Searchable abstracts of presentations at key conferences in endocrinology
Endocrine Abstracts (2007) 13 S42

University of London, London, United Kingdom.


The osteoclast is the cell that resorbs bone. Excessive activity by this cell is responsible for the bone loss that causes osteoporosis. Resorptive activity also appears to provide a ‘soil’ suitable for tumour metastasis to bone. Osteoclasts derive from precursors shared with the mononuclear phagocyte system, which differentiate into osteoclasts under the direction of M-CSF and RANKL. In vitro at least, TFG-beta is an essential cofactor for this process, and it is likely that there are other, poorly-understood environmental cues essential for osteoclastic differentiation, which might act through Immunoreceptor Tyrosine-based Activation Motifs (ITAMs).

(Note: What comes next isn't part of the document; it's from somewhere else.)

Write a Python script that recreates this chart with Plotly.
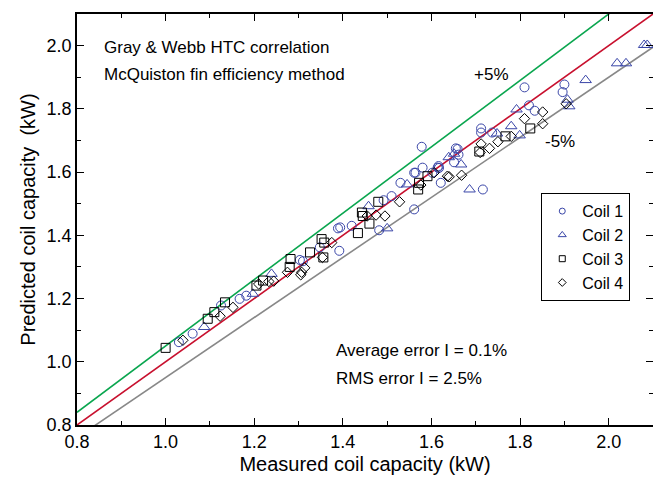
import plotly.graph_objects as go

# Coil data (measured, predicted) in kW
coil1_x = [1.030, 1.061, 1.125, 1.167, 1.182, 1.303, 1.310, 1.348, 1.389, 1.394, 1.420, 1.392, 1.482, 1.492,
           1.510, 1.530, 1.561, 1.561, 1.564, 1.578, 1.580, 1.602, 1.614, 1.616, 1.617, 1.621, 1.651, 1.655,
           1.659, 1.661, 1.712, 1.712, 1.716, 1.737, 1.810, 1.820, 1.833, 1.896, 1.900]
coil1_y = [1.062, 1.089, 1.178, 1.199, 1.209, 1.322, 1.318, 1.362, 1.422, 1.425, 1.430, 1.351, 1.416, 1.511,
           1.524, 1.566, 1.598, 1.482, 1.598, 1.680, 1.614, 1.598, 1.614, 1.619, 1.613, 1.566, 1.631, 1.675,
           1.673, 1.655, 1.738, 1.725, 1.545, 1.725, 1.868, 1.811, 1.794, 1.853, 1.877]

coil2_x = [1.087, 1.197, 1.239, 1.458, 1.500, 1.545, 1.639, 1.651, 1.667, 1.686, 1.748, 1.780, 1.792,
           1.799, 1.907, 1.911, 1.948, 2.019, 2.039, 2.080, 2.087]
coil2_y = [1.110, 1.215, 1.278, 1.492, 1.422, 1.561, 1.647, 1.658, 1.624, 1.545, 1.722, 1.745, 1.798,
           1.716, 1.829, 1.808, 1.891, 1.944, 1.944, 2.002, 2.002]

coil3_x = [1.000, 1.095, 1.110, 1.134, 1.205, 1.220, 1.280, 1.282, 1.326, 1.352, 1.356, 1.358, 1.434,
           1.443, 1.445, 1.460, 1.480, 1.570, 1.572, 1.591, 1.708, 1.767, 1.823]
coil3_y = [1.044, 1.136, 1.157, 1.188, 1.241, 1.257, 1.300, 1.325, 1.346, 1.388, 1.330, 1.377, 1.407,
           1.472, 1.461, 1.437, 1.506, 1.545, 1.566, 1.587, 1.665, 1.713, 1.738]

coil4_x = [1.039, 1.123, 1.152, 1.210, 1.233, 1.244, 1.275, 1.305, 1.307, 1.314, 1.354, 1.375, 1.455,
           1.475, 1.495, 1.528, 1.576, 1.606, 1.636, 1.640, 1.668, 1.710, 1.712, 1.731, 1.750, 1.780,
           1.810, 1.851, 1.851, 1.904]
coil4_y = [1.068, 1.144, 1.172, 1.246, 1.254, 1.255, 1.283, 1.275, 1.283, 1.297, 1.330, 1.377, 1.461,
           1.464, 1.461, 1.506, 1.559, 1.598, 1.587, 1.585, 1.590, 1.662, 1.689, 1.675, 1.696, 1.713,
           1.769, 1.790, 1.753, 1.816]

series_names = ["Coil 1", "Coil 2", "Coil 3", "Coil 4"]

line_x = [0.8, 2.1]
band_factors = [1.05, 1.0, 0.95]
band_colors = ["#0aa64f", "#c8102e", "#888888"]

tick_vals = [0.8, 1.0, 1.2, 1.4, 1.6, 1.8, 2.0]
tick_text = ["0.8", "1.0", "1.2", "1.4", "1.6", "1.8", "2.0"]

FONT = "Liberation Sans, Arial, sans-serif"
BLUE = "#3a46a8"

styles = [
    dict(symbol="circle-open", size=9, color=BLUE),
    dict(symbol="triangle-up-open", size=10, color=BLUE),
    dict(symbol="square-open", size=9, color="black"),
    dict(symbol="diamond-open", size=8, color="black"),
]
legend_sizes = [6, 7, 6, 6]

fig = go.Figure()

for f, c in zip(band_factors, band_colors):
    fig.add_trace(go.Scatter(x=line_x, y=[f * v for v in line_x], mode="lines",
                             line=dict(color=c, width=1.6), showlegend=False, hoverinfo="skip"))

for name, xs, ys, st in zip(series_names, [coil1_x, coil2_x, coil3_x, coil4_x],
                            [coil1_y, coil2_y, coil3_y, coil4_y], styles):
    fig.add_trace(go.Scatter(x=xs, y=ys, mode="markers", name=name, showlegend=False,
                             legendgroup=name, marker=dict(line=dict(width=1), **st)))

# legend entries with smaller symbols (legend-only, no data)
for name, st, ls in zip(series_names, styles, legend_sizes):
    s = dict(st)
    s["size"] = ls
    fig.add_trace(go.Scatter(x=[None], y=[None], mode="markers", name=name, legendgroup=name,
                             marker=dict(line=dict(width=1), **s)))

axis_common = dict(
    showline=True, linecolor="black", linewidth=1.5, mirror="ticks",
    ticks="inside", ticklen=7, tickwidth=1.2, tickcolor="black",
    tickvals=tick_vals, ticktext=tick_text,
    minor=dict(ticks="inside", ticklen=4, tickwidth=1, tickcolor="black", dtick=0.1),
    showgrid=False, zeroline=False,
    tickfont=dict(family=FONT, size=18, color="black"),
)

fig.update_xaxes(range=[0.8, 2.1], title=dict(text="Measured coil capacity (kW)",
                 font=dict(family=FONT, size=20, color="black"), standoff=6), **axis_common)
fig.update_yaxes(range=[0.8, 2.1], title=dict(text="Predicted coil capacity  (kW)",
                 font=dict(family=FONT, size=20, color="black"), standoff=6), **axis_common)

ann_font = dict(family=FONT, size=17, color="black")
fig.add_annotation(x=0.857, y=1.994, text="Gray &amp; Webb HTC correlation", showarrow=False,
                   xanchor="left", font=ann_font)
fig.add_annotation(x=0.857, y=1.909, text="McQuiston fin efficiency method", showarrow=False,
                   xanchor="left", font=ann_font)
fig.add_annotation(x=1.736, y=1.909, text="+5%", showarrow=False, font=ann_font)
fig.add_annotation(x=1.889, y=1.698, text="-5%", showarrow=False, font=ann_font)
fig.add_annotation(x=1.379, y=1.036, text="Average error I = 0.1%", showarrow=False, xanchor="left", font=ann_font)
fig.add_annotation(x=1.379, y=0.948, text="RMS error I = 2.5%", showarrow=False, xanchor="left", font=ann_font)

fig.update_layout(
    width=653, height=470,
    margin=dict(l=69, r=8, t=4, b=53),
    paper_bgcolor="white", plot_bgcolor="white",
    font=dict(family=FONT, color="black"),
    legend=dict(x=0.806, y=0.564, xanchor="left", yanchor="top",
                bordercolor="black", borderwidth=1, bgcolor="white",
                font=dict(family=FONT, size=16, color="black"),
                tracegroupgap=0, itemwidth=30),
)

fig.write_html("out.html")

Once differentiated, the cells are induced to their resorptive function by contact with bone. The mechanism underlying bone recognition is unknown. Resorption involves the development by the osteoclast of a peripheral ‘sealing zone’, between osteoclast and the bone surface, into which the osteoclast secretes protons (which dissolve bone mineral) and cathepsin K (which dissolves the organic matrix).

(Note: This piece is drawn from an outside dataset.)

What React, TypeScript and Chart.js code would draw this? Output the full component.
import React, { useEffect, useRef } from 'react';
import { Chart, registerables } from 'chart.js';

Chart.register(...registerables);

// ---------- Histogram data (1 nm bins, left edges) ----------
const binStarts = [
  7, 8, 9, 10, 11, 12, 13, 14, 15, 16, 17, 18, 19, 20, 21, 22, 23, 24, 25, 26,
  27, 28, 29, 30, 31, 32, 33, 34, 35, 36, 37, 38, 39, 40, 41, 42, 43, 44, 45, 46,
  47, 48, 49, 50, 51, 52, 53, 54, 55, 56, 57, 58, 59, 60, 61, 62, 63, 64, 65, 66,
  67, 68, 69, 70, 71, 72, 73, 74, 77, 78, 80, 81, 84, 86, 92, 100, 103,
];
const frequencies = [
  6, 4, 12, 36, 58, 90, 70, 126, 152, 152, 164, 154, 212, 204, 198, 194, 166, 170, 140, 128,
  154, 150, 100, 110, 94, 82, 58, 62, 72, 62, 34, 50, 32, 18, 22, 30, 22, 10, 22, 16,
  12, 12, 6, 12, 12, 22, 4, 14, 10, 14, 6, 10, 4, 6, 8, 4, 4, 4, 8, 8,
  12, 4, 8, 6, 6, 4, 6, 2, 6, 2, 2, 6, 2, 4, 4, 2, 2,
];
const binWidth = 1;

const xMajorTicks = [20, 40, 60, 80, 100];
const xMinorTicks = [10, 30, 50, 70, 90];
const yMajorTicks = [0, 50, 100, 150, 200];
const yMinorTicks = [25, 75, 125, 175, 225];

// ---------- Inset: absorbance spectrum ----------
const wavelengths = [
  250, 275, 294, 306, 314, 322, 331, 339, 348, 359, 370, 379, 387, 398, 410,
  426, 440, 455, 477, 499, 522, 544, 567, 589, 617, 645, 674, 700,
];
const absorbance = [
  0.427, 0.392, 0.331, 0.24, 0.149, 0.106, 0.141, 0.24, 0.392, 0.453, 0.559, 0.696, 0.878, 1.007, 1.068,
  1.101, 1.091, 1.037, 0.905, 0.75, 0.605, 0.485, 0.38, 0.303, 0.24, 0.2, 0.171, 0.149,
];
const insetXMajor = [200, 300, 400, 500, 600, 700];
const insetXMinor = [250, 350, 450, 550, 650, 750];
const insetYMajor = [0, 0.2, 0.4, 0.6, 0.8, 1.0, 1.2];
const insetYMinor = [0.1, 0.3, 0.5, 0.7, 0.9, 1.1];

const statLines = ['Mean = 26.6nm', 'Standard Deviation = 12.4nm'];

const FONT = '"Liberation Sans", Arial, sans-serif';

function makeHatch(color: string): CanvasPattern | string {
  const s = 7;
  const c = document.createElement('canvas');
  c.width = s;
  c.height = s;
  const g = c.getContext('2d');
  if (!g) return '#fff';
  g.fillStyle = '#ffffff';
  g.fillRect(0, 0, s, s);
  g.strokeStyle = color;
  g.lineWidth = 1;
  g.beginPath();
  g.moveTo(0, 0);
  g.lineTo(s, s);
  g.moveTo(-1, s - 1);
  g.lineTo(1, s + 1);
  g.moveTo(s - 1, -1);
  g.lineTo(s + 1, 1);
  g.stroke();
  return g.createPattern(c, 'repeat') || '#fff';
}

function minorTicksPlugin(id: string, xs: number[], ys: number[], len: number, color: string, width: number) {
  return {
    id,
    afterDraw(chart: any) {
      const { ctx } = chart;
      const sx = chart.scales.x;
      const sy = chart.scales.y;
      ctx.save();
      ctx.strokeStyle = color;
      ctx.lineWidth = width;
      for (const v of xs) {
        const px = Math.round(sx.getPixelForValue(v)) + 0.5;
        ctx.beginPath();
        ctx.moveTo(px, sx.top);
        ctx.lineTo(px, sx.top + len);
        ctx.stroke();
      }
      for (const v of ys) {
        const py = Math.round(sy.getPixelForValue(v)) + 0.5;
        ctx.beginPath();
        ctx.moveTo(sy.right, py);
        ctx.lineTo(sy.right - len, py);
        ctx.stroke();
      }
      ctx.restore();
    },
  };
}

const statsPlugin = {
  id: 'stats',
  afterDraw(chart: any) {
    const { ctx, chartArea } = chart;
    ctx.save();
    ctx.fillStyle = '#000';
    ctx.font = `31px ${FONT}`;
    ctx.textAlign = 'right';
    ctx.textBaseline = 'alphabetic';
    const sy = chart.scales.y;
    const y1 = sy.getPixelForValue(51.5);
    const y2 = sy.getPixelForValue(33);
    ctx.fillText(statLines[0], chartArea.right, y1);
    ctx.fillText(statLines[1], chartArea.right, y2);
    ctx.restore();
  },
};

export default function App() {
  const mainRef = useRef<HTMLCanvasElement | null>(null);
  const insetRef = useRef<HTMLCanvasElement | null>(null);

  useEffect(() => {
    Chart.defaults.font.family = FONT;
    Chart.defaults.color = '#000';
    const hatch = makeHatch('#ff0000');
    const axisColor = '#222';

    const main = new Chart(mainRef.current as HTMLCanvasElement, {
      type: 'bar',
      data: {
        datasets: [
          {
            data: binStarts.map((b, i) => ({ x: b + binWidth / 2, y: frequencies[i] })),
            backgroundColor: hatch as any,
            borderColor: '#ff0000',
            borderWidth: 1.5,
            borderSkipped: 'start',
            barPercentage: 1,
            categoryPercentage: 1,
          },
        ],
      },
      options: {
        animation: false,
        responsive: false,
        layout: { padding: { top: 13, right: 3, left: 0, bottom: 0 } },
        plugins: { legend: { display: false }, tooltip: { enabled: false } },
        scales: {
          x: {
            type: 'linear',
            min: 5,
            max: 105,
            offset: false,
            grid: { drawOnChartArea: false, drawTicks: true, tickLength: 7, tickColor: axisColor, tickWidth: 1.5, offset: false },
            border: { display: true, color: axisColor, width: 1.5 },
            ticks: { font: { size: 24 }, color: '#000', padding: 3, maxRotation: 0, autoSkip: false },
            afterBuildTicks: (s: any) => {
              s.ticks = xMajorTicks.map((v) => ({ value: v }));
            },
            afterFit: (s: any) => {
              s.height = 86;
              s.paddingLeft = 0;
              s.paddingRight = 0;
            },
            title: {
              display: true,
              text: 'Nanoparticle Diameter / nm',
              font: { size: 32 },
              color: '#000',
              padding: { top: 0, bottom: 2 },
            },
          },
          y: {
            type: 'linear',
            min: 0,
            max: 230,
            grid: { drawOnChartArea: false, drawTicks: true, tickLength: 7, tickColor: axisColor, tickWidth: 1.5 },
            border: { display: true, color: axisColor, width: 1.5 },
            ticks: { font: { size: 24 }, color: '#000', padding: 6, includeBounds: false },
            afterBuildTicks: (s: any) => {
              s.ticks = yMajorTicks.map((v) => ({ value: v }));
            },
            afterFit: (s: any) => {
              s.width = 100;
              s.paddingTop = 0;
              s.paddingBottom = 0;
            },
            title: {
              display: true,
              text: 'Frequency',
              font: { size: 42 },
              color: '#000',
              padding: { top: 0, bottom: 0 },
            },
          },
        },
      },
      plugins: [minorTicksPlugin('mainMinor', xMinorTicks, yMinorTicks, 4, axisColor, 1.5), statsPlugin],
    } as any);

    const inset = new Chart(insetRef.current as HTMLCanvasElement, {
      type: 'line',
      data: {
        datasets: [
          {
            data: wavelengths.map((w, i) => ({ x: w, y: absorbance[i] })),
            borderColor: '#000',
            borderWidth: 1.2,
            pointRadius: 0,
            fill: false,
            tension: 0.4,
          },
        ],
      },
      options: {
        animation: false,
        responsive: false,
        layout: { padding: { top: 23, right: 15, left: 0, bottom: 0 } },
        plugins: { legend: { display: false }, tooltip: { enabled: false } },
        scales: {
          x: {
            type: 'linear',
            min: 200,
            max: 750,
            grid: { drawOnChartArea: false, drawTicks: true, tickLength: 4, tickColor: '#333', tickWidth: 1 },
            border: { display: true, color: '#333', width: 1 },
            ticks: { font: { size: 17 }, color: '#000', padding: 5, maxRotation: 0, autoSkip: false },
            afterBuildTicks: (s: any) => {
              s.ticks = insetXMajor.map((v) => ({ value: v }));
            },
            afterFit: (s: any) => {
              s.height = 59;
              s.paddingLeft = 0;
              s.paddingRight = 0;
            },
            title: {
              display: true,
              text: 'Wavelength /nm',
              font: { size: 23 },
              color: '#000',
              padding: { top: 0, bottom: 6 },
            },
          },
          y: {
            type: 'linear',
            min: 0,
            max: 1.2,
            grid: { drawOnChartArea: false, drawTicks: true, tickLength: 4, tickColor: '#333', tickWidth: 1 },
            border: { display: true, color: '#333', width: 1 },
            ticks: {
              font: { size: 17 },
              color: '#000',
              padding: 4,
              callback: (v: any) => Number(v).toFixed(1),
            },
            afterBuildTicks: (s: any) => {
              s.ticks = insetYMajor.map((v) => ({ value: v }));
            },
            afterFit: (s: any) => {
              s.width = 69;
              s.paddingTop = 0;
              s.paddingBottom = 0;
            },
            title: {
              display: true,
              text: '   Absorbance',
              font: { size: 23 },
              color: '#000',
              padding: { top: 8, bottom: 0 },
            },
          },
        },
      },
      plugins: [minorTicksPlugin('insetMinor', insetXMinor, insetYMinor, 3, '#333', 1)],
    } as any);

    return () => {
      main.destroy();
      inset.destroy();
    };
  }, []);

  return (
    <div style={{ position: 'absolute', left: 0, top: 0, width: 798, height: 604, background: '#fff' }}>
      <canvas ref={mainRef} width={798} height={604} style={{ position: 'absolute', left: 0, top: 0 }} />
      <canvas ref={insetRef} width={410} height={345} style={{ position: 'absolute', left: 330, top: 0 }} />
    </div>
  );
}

It has long been known that bone undergoes continuous resorption and formation throughout life. The processes are coupled in such a way that if bone resorption is inhibited, then bone formation is also suppressed. The mechanism accounting for this dependence of bone formation on resorption is unknown, but it creates a major therapeutic impasse in the treatment of osteoporosis, since if bone loss is prevented, then so is bone formation, so that bone once lost cannot be regained. The mechanism through which this coupling occurs is unknown. It might be that osteoclasts secrete ‘coupling factors’, or release these from bone matrix during resorption, or local bone formation might be a mechanically-induced consequence of weakening of bone caused by resorption. Surprisingly, inhibition of bone resorption by cathepsin K inhibitors has been found not to suppress bone formation. We have evidence that this might be due to the preservation, by inhibition of cathepsin K, of osteoblastic growth factors that are known to be released from bone matrix by demineralisation.